Just like all those literary satires of people doing hard-boiled and trying to ape Hammett's or Chandler's voices. There's reason for that. Those guys were really good. They put it on the page in a way that only they could (or someone trying to copy them). They had easily recognizable moves or patterns that people could yoink and riff off, but you're always left thinking that you'd rather just have the real thing.


Or the Marvel movies, which just can't get the voice right. Sure, they can update the characters and looks, but they can't get that fevered breathlessness which is part of the artwork on the page and the text demonstrating the fevered breathlessness. They're of a whole. Well, that and the wild imagination and pulling anything out of your hat because you had three other books to get out the door that month (at least on the writer side.) The movies can do slick competence and fantastic vistas of beautifully-rendered CGI, impossibly complicated costumes and huge stars quipping their way through an alien invasion. It's entertaining. It's not better than the comics. It's not even a patch on them. The comics have a voice, which is why they're still read now (well that and Marvel can reprint them whenever with minimal cost in royalties, etc.) Because they have something real. They have a voice.

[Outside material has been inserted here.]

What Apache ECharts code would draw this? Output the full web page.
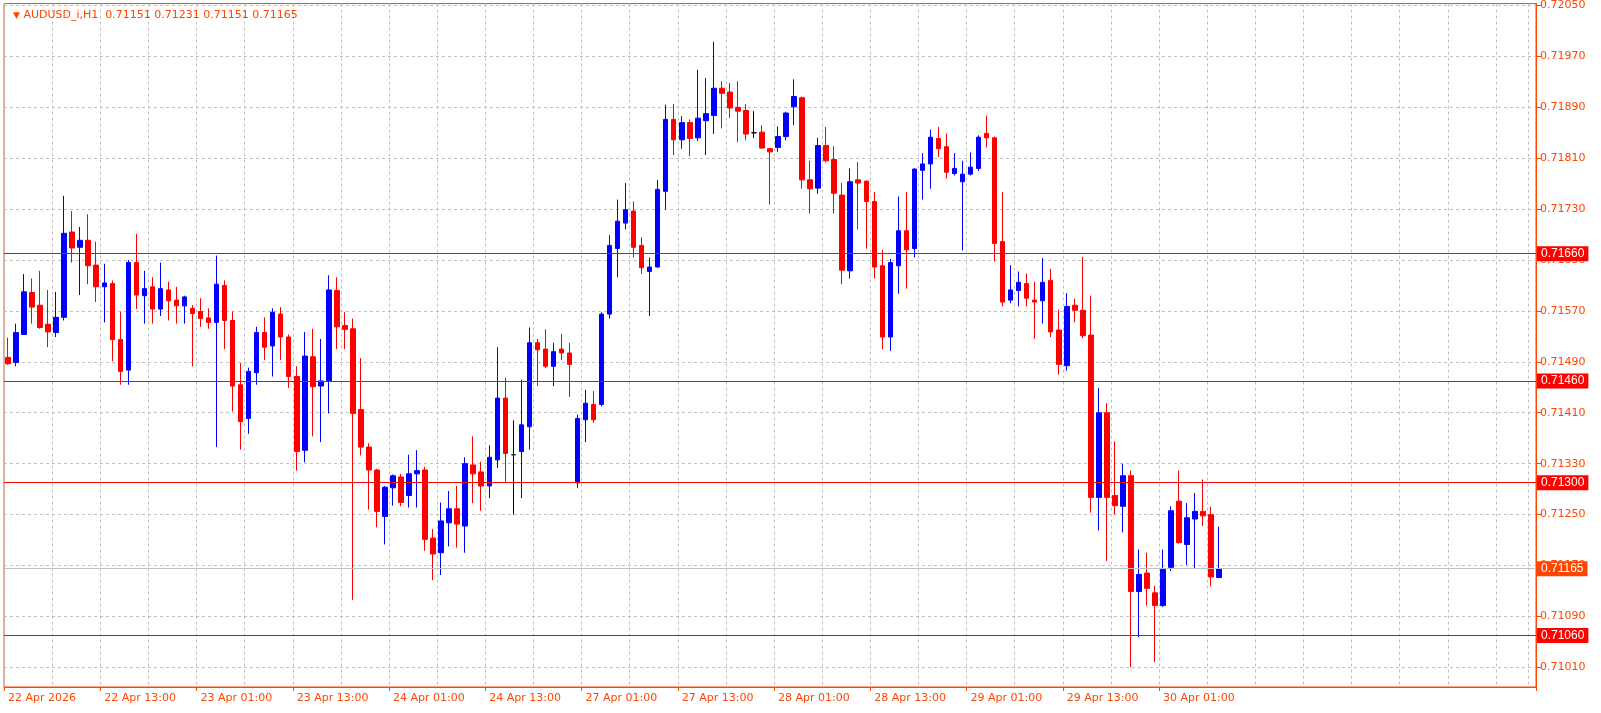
<!DOCTYPE html>
<html><head><meta charset="utf-8">
<script src="https://cdn.jsdelivr.net/npm/echarts@6/dist/echarts.min.js"></script>
<style>html,body{margin:0;padding:0;background:#fff}#c{width:1601px;height:713px}</style>
</head><body><div id="c"></div>
<script>
const opens=[.71497,.71489,.71533,.71599,.71579,.71549,.71536,.71560,.71694,.71670,.71681,.71642,.71608,.71613,.71525,.71477,.71646,.71594,.71608,.71573,.71603,.71587,.71578,.71574,.71569,.71559,.71552,.71610,.71555,.71454,.71401,.71473,.71536,.71515,.71565,.71529,.71467,.71351,.71498,.71452,.71460,.71602,.71547,.71542,.71415,.71356,.71320,.71247,.71292,.71309,.71280,.71314,.71320,.71213,.71190,.71237,.71259,.71232,.71328,.71317,.71295,.71336,.71433,.71344,.71349,.71388,.71520,.71510,.71483,.71510,.71504,.71300,.71399,.71423,.71423,.71565,.71668,.71708,.71727,.71673,.71632,.71639,.71758,.71871,.71839,.71866,.71842,.71869,.71877,.71920,.71914,.71890,.71885,.71850,.71851,.71825,.71827,.71844,.71891,.71905,.71776,.71763,.71830,.71808,.71752,.71633,.71776,.71774,.71742,.71641,.71529,.71641,.71696,.71668,.71791,.71801,.71841,.71828,.71786,.71773,.71785,.71794,.71849,.71842,.71679,.71587,.71602,.71613,.71587,.71586,.71618,.71540,.71484,.71579,.71571,.71532,.71277,.71410,.71280,.71263,.71311,.71129,.71158,.71127,.71107,.71167,.71271,.71203,.71243,.71255,.71250,.71151];
const closes=[.71487,.71536,.71600,.71576,.71544,.71537,.71560,.71692,.71669,.71681,.71641,.71608,.71614,.71525,.71475,.71646,.71595,.71605,.71573,.71605,.71586,.71578,.71592,.71566,.71558,.71552,.71612,.71555,.71452,.71396,.71475,.71536,.71513,.71568,.71529,.71467,.71349,.71499,.71451,.71460,.71603,.71545,.71541,.71409,.71356,.71320,.71255,.71293,.71311,.71269,.71314,.71319,.71211,.71188,.71240,.71259,.71235,.71330,.71314,.71295,.71340,.71433,.71346,.71344,.71391,.71520,.71509,.71483,.71506,.71504,.71486,.71401,.71425,.71399,.71565,.71673,.71711,.71729,.71670,.71638,.71639,.71761,.71871,.71839,.71866,.71841,.71873,.71880,.71920,.71912,.71889,.71884,.71848,.71850,.71826,.71820,.71844,.71881,.71907,.71776,.71762,.71830,.71806,.71755,.71634,.71773,.71771,.71742,.71639,.71529,.71646,.71696,.71666,.71793,.71801,.71843,.71825,.71788,.71794,.71785,.71796,.71843,.71842,.71676,.71584,.71603,.71615,.71590,.71584,.71615,.71537,.71486,.71577,.71571,.71531,.71277,.71410,.71277,.71264,.71311,.71129,.71156,.71134,.71107,.71164,.71256,.71206,.71245,.71255,.71248,.71152,.71165];
const lows=[.71485,.71483,.71533,.71550,.71542,.71513,.71529,.71555,.71646,.71595,.71612,.71584,.71552,.71491,.71454,.71454,.71573,.71550,.71550,.71562,.71555,.71550,.71550,.71483,.71545,.71542,.71356,.71510,.71412,.71352,.71377,.71454,.71493,.71467,.71493,.71449,.71319,.71332,.71373,.71364,.71409,.71510,.71510,.71116,.71343,.71258,.71230,.71203,.71264,.71263,.71261,.71261,.71193,.71147,.71155,.71200,.71198,.71190,.71268,.71256,.71276,.71323,.71300,.71250,.71276,.71352,.71452,.71480,.71452,.71493,.71435,.71292,.71364,.71394,.71420,.71558,.71623,.71698,.71654,.71628,.71562,.71638,.71729,.71815,.71825,.71813,.71837,.71815,.71848,.71857,.71873,.71835,.71838,.71842,.71825,.71737,.71820,.71838,.71862,.71762,.71723,.71754,.71803,.71723,.71612,.71621,.71698,.71668,.71621,.71510,.71507,.71597,.71605,.71654,.71745,.71762,.71812,.71778,.71783,.71665,.71783,.71790,.71827,.71648,.71577,.71582,.71577,.71577,.71526,.71550,.71529,.71470,.71476,.71552,.71527,.71253,.71225,.71177,.71250,.71222,.71010,.71057,.71107,.71018,.71105,.71161,.71204,.71171,.71166,.71232,.71137,.71151];
const highs=[.71528,.71550,.71628,.71621,.71633,.71603,.71600,.71751,.71727,.71702,.71722,.71679,.71644,.71618,.71569,.71650,.71691,.71633,.71623,.71646,.71616,.71608,.71594,.71579,.71590,.71574,.71657,.71618,.71569,.71488,.71481,.71545,.71560,.71574,.71576,.71533,.71483,.71537,.71542,.71526,.71626,.71623,.71568,.71558,.71496,.71362,.71322,.71295,.71313,.71314,.71344,.71351,.71325,.71227,.71269,.71287,.71295,.71340,.71373,.71333,.71359,.71513,.71465,.71398,.71462,.71544,.71526,.71541,.71520,.71534,.71520,.71407,.71446,.71444,.71568,.71689,.71745,.71771,.71742,.71686,.71654,.71776,.71894,.71895,.71876,.71871,.71949,.71936,.71993,.71931,.71928,.71931,.71895,.71884,.71862,.71826,.71860,.71883,.71934,.71907,.71806,.71842,.71859,.71829,.71771,.71794,.71804,.71775,.71757,.71666,.71652,.71750,.71757,.71794,.71818,.71855,.71859,.71849,.71818,.71806,.71819,.71846,.71877,.71844,.71757,.71642,.71632,.71629,.71616,.71653,.71636,.71572,.71598,.71589,.71655,.71594,.71449,.71425,.71365,.71330,.71319,.71195,.71190,.71138,.71195,.71263,.71319,.71268,.71284,.71305,.71262,.71231];
const tickLabels=['22 Apr 2026','22 Apr 13:00','23 Apr 01:00','23 Apr 13:00','24 Apr 01:00','24 Apr 13:00','27 Apr 01:00','27 Apr 13:00','28 Apr 01:00','28 Apr 13:00','29 Apr 01:00','29 Apr 13:00','30 Apr 01:00'];
const priceTicks=[0.71010,0.71090,0.71170,0.71250,0.71330,0.71410,0.71490,0.71570,0.71650,0.71730,0.71810,0.71890,0.71970,0.72050];
const levels=[0.71660,0.71460,0.71300,0.71060];
const lastPrice=0.71165;
const title='AUDUSD_i,H1  0.71151 0.71231 0.71151 0.71165';
const slotCount=191;

const OR='#ff4500';
const cats=[];for(let i=0;i<slotCount;i++)cats.push(String(i));
const data=opens.map((o,i)=>{
  const v=[o,closes[i],lows[i],highs[i]];
  if(o===closes[i])return {value:v,itemStyle:{color:'#000',color0:'#000',borderColor:'#000',borderColor0:'#000'}};
  return v;
});
const lab=(txt,bg)=>({show:true,position:'end',distance:1,formatter:txt,color:'#fff',backgroundColor:bg,padding:[2,4,1,4],fontSize:12,fontFamily:'Liberation Sans'});
const ml=levels.map(v=>({yAxis:v,lineStyle:{color:'#ff0000',width:1,type:'solid'},label:lab(v.toFixed(5),'#ff0000')}));
ml.push({yAxis:lastPrice,lineStyle:{color:'#c0c0c0',width:1,type:'solid'},label:lab(lastPrice.toFixed(5),OR)});

const chart=echarts.init(document.getElementById('c'));
chart.setOption({
  animation:false,backgroundColor:'#fff',
  title:{text:'{t|▼} '+title,left:8,top:5,textStyle:{color:OR,fontSize:11,fontWeight:'normal',fontFamily:'DejaVu Sans',rich:{t:{fontSize:9,color:OR}}}},
  grid:{left:4,right:65,top:3,bottom:26,show:true,borderColor:OR,borderWidth:1,backgroundColor:'#fff'},
  xAxis:{type:'category',data:cats,boundaryGap:true,
    axisLine:{lineStyle:{color:OR}},
    axisTick:{show:true,length:4,lineStyle:{color:OR},interval:(i)=>i%12===0&&i<=144},
    axisLabel:{interval:0,align:'left',margin:6,color:OR,fontSize:11,fontFamily:'DejaVu Sans',
      formatter:(v,i)=>{i=+v;return (i%12===0&&i/12<tickLabels.length)?tickLabels[i/12]:'';}},
    splitLine:{show:true,interval:5,lineStyle:{color:'#c0c0c0',type:[3,3]}}},
  yAxis:{type:'value',position:'right',min:0.70979,max:0.72053,scale:true,
    axisLine:{show:true,lineStyle:{color:OR}},
    axisTick:{show:true,length:5,lineStyle:{color:OR},customValues:priceTicks},
    axisLabel:{color:OR,fontSize:11,fontFamily:'DejaVu Sans',margin:4,customValues:priceTicks,formatter:v=>v.toFixed(5)},
    splitLine:{show:true,lineStyle:{color:'#c0c0c0',type:[3,3]}}},
  series:[
    {type:'candlestick',data:data,barWidth:5,
     itemStyle:{color:'#0000ff',color0:'#ff0000',borderColor:'#0000ff',borderColor0:'#ff0000',borderWidth:1}},
    {type:'line',data:cats.map(()=>null),symbol:'none',silent:true,
     markLine:{symbol:'none',silent:true,animation:false,precision:5,data:ml}}
  ]
});
</script></body></html>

I can't say "Voice is dead" in contemporary fiction. I don't read nearly enough of it to have any dog in that fight (remember: I read slow). I can point out how no books are sold on it these days. They're sold on trope lists made up with cute little graphics. So you can have a checklist and see if everything you like is in that book so you know you won't be wasting your time with it. And that's honestly depressing. That's a level of engagement with the work that feels gutted and without heart. Does that book have the flavor crystals you're looking for? Yikes. But it's (I guess) certainly easier to sell books off these checklists than it is to try and build a relationship with the potential reader. I guess that's hard if not impossible in this atomized landscape. So maybe that's the right way to do it.


For someone else. Wouldn't be me.


And given the landscape we're in, voice is the real reward for writers these days. Everything is so small-scale that you may as well go big between those covers. Even if it's by concentrating attention on small moments or texture or how the evil witch is disappointed that her birthday wasn't and couldn't ever be a surprise. The voice is how you'll be remembered (if you're lucky -- you could become infamous off the page instead and no thanks.) This might not be much, but it'll be yours.